Do we trust that "God is a Spirit"? John 4:24. Do we trust that "a spirit hath not flesh and bones"? Luke 24:39. If we trust these things, then we ought to trust that what we review in the scriptures is not primarily written for any physical thing, but for an inward benefit. What is to walk is not the leprous human being, but rather the leprous devotional conversation.

The living God will heal that nature closest in association. What is closest in association to the living God is the spirit of our mind. This is why it says, "That which is born of the Spirit is spirit," John 3:6, and, “Be renewed in the spirit of your mind,” Ephesians 4:23.
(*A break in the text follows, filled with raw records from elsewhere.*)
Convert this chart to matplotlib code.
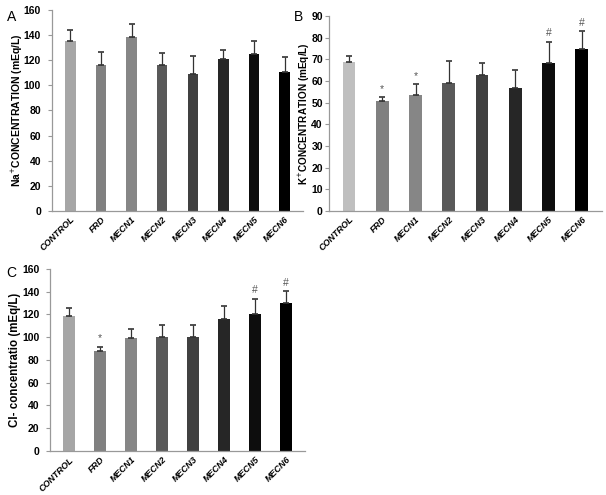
import numpy as np
import matplotlib
matplotlib.use('Agg')
import matplotlib.pyplot as plt

plt.rcParams['font.family'] = ['Liberation Sans Narrow', 'Liberation Sans', 'DejaVu Sans']

# 数据
groups = ['CONTROL', 'FRD', 'MECN1', 'MECN2', 'MECN3', 'MECN4', 'MECN5', 'MECN6']
na_mean = [135.5, 116.4, 138.5, 116.4, 109.0, 121.2, 124.9, 110.6]
na_err = [8.5, 10.4, 10.3, 9.3, 14.0, 6.6, 10.0, 12.0]
k_mean = [68.9, 50.5, 53.5, 58.9, 62.9, 56.9, 68.1, 74.7]
k_err = [2.5, 1.9, 5.1, 10.2, 5.2, 8.2, 10.0, 8.2]
k_marks = ['', '*', '*', '', '', '', '#', '#']
cl_mean = [118.1, 88.2, 99.0, 100.5, 100.5, 115.8, 120.7, 129.8]
cl_err = [7.6, 3.5, 8.5, 10.5, 9.7, 11.4, 12.9, 10.6]
cl_marks = ['', '*', '', '', '', '', '#', '#']

colors_a = ['#a6a6a6', '#808080', '#868686', '#595959', '#404040', '#262626', '#0d0d0d', '#000000']
colors_b = ['#bfbfbf'] + colors_a[1:]

fig = plt.figure(figsize=(6.06, 4.95), dpi=100)


def panel(rect, means, errs, colors, ymax, step, ylabel, ylab_size, ylab_x, width,
          marks=None, mark_off=2.0, ypad=5):
    ax = fig.add_axes(rect)
    x = np.arange(len(groups))
    ax.bar(x, means, width=width, color=colors, zorder=2)
    ax.errorbar(x, means, yerr=[np.zeros(len(errs)), errs], fmt='none',
                ecolor='#333333', elinewidth=0.9, capsize=2.2, capthick=1.2, zorder=3)
    if marks is not None:
        for xi, m, e, s in zip(x, means, errs, marks):
            if s:
                ax.text(xi, m + e + mark_off, s, ha='center', va='bottom',
                        fontsize=7.5, color='#555555')
    ax.set_xlim(-0.6, len(groups) - 0.4)
    ax.set_ylim(0, ymax)
    ax.set_yticks(np.arange(0, ymax + 1, step))
    ax.set_xticks(x)
    ax.set_xticklabels(groups, rotation=45, ha='right', rotation_mode='anchor',
                       fontsize=6.5, fontweight='bold', fontstyle='italic')
    for lab in ax.get_yticklabels():
        lab.set_fontsize(7.5)
        lab.set_fontweight('bold')
    ax.tick_params(axis='x', length=0, pad=3)
    ax.tick_params(axis='y', length=3, width=0.8, color='#999999', pad=ypad)
    for side in ['top', 'right']:
        ax.spines[side].set_visible(False)
    for side in ['left', 'bottom']:
        ax.spines[side].set_color('#999999')
        ax.spines[side].set_linewidth(0.9)
    ax.set_ylabel(ylabel, fontsize=ylab_size, fontweight='bold')
    ax.yaxis.set_label_coords(ylab_x, 0.5)
    return ax


panel([0.086, 0.574, 0.414, 0.406], na_mean, na_err, colors_a, 160, 20,
      'Na$^{+}$CONCENTRATION (mEq/L)', 7.5, -0.11, 0.34)
panel([0.543, 0.574, 0.45, 0.394], k_mean, k_err, colors_b, 90, 10,
      'K$^{+}$CONCENTRATION (mEq/L)', 7.2, -0.062, 0.38, marks=k_marks, mark_off=1.5, ypad=1.5)
panel([0.083, 0.089, 0.42, 0.368], cl_mean, cl_err, colors_a, 160, 20,
      'Cl- concentratio (mEq/L)', 8.3, -0.115, 0.4, marks=cl_marks, mark_off=3.0)

fig.text(0.012, 0.98, 'A', fontsize=10, va='top', family='Liberation Sans')
fig.text(0.485, 0.98, 'B', fontsize=10, va='top', family='Liberation Sans')
fig.text(0.01, 0.462, 'C', fontsize=10, va='top', family='Liberation Sans')

fig.savefig('out.png', dpi=100)
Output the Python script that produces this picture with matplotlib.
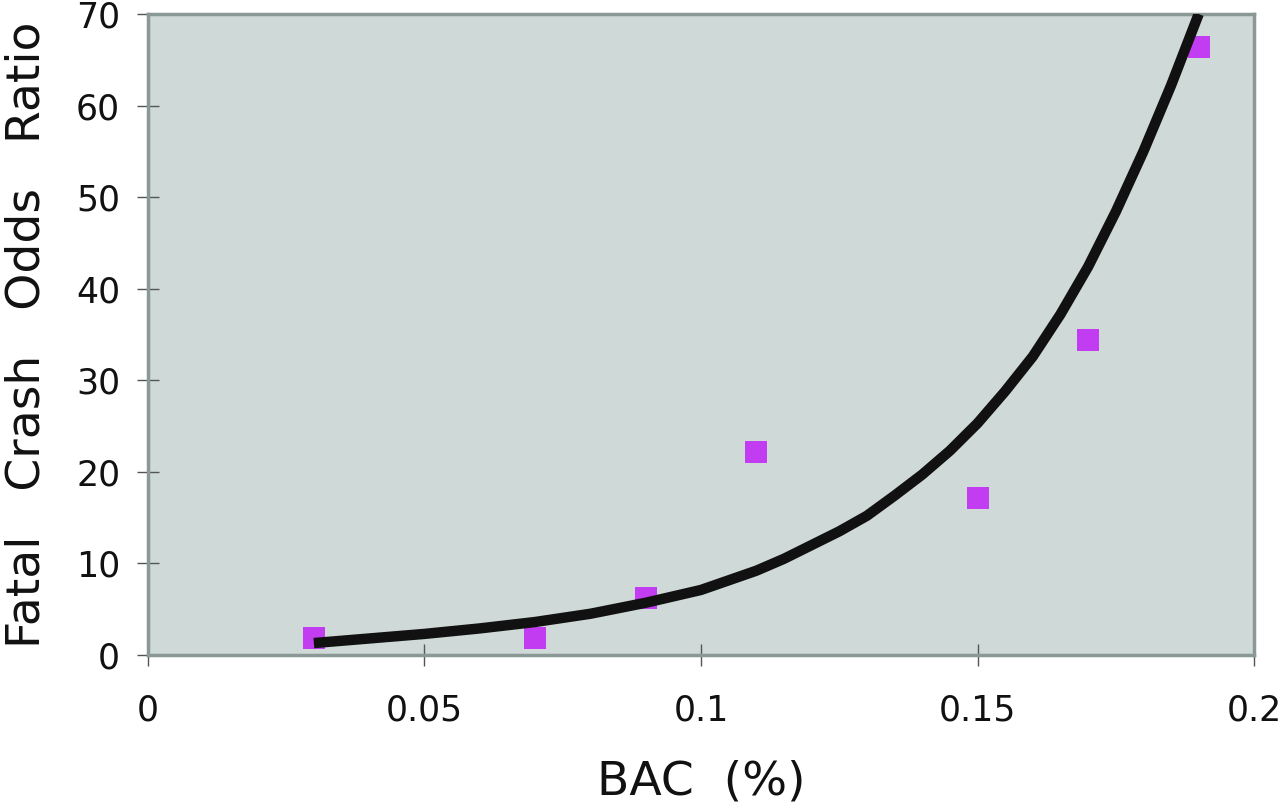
import matplotlib
matplotlib.use("Agg")
import matplotlib.pyplot as plt

# observed data points
bac = [0.03, 0.07, 0.09, 0.11, 0.15, 0.17, 0.19]
odds = [1.9, 1.9, 6.2, 22.2, 17.1, 34.4, 66.4]

# trend curve
curve_x = [0.03, 0.04, 0.05, 0.06, 0.07, 0.08, 0.09, 0.10, 0.11, 0.115, 0.12, 0.125, 0.13,
           0.135, 0.14, 0.145, 0.15, 0.155, 0.16, 0.165, 0.17, 0.175, 0.18, 0.185, 0.19]
curve_y = [1.3, 1.8, 2.3, 2.9, 3.6, 4.5, 5.7, 7.1, 9.2, 10.5, 12.0, 13.5, 15.2,
           17.4, 19.7, 22.3, 25.3, 28.8, 32.6, 37.2, 42.4, 48.4, 55.0, 62.2, 70.0]

x_ticks = [0, 0.05, 0.1, 0.15, 0.2]
x_ticklabels = ["0", "0.05", "0.1", "0.15", "0.2"]
y_ticks = [0, 10, 20, 30, 40, 50, 60, 70]

fig = plt.figure(figsize=(12.8, 8.09), dpi=100)
ax = fig.add_axes([0.1156, 0.1904, 0.8641, 0.7923])
ax.set_facecolor("#cfd9d7")

ax.plot(curve_x, curve_y, color="#111111", lw=7.5, solid_capstyle="butt",
        solid_joinstyle="round", zorder=3)
ax.plot(bac, odds, linestyle="none", marker="s", markersize=16,
        color="#c23cf2", markeredgewidth=0, zorder=2)

ax.set_xlim(0, 0.2)
ax.set_ylim(0, 70)
ax.set_xticks(x_ticks)
ax.set_xticklabels(x_ticklabels)
ax.set_yticks(y_ticks)

ax.tick_params(axis="both", direction="inout", length=16, width=1, color="#555555",
               labelsize=25, labelcolor="#111111")
ax.tick_params(axis="x", pad=20)
ax.tick_params(axis="y", pad=12)

for s in ax.spines.values():
    s.set_color("#8a9896")
    s.set_linewidth(2.5)

ax.set_xlabel("BAC  (%)", fontsize=34, labelpad=23, color="#111111")
ax.set_ylabel("Fatal   Crash   Odds   Ratio", fontsize=34, labelpad=19, color="#111111")

fig.savefig("out.png", dpi=100, facecolor="white")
Our task is to add consciousness to our conversation. Our task is to have our conversation bettered. Is it such a wrong thing to let the Creator create our conversation anew? Is it such a wrong thing to actually learn that our denominationally supported conversation is erroneous? Are we truly content with the aimless direction of a scripted religious conversation? If you are tuning in to this post, I know you are not content. Take care of your faith so that your faith can take care of you.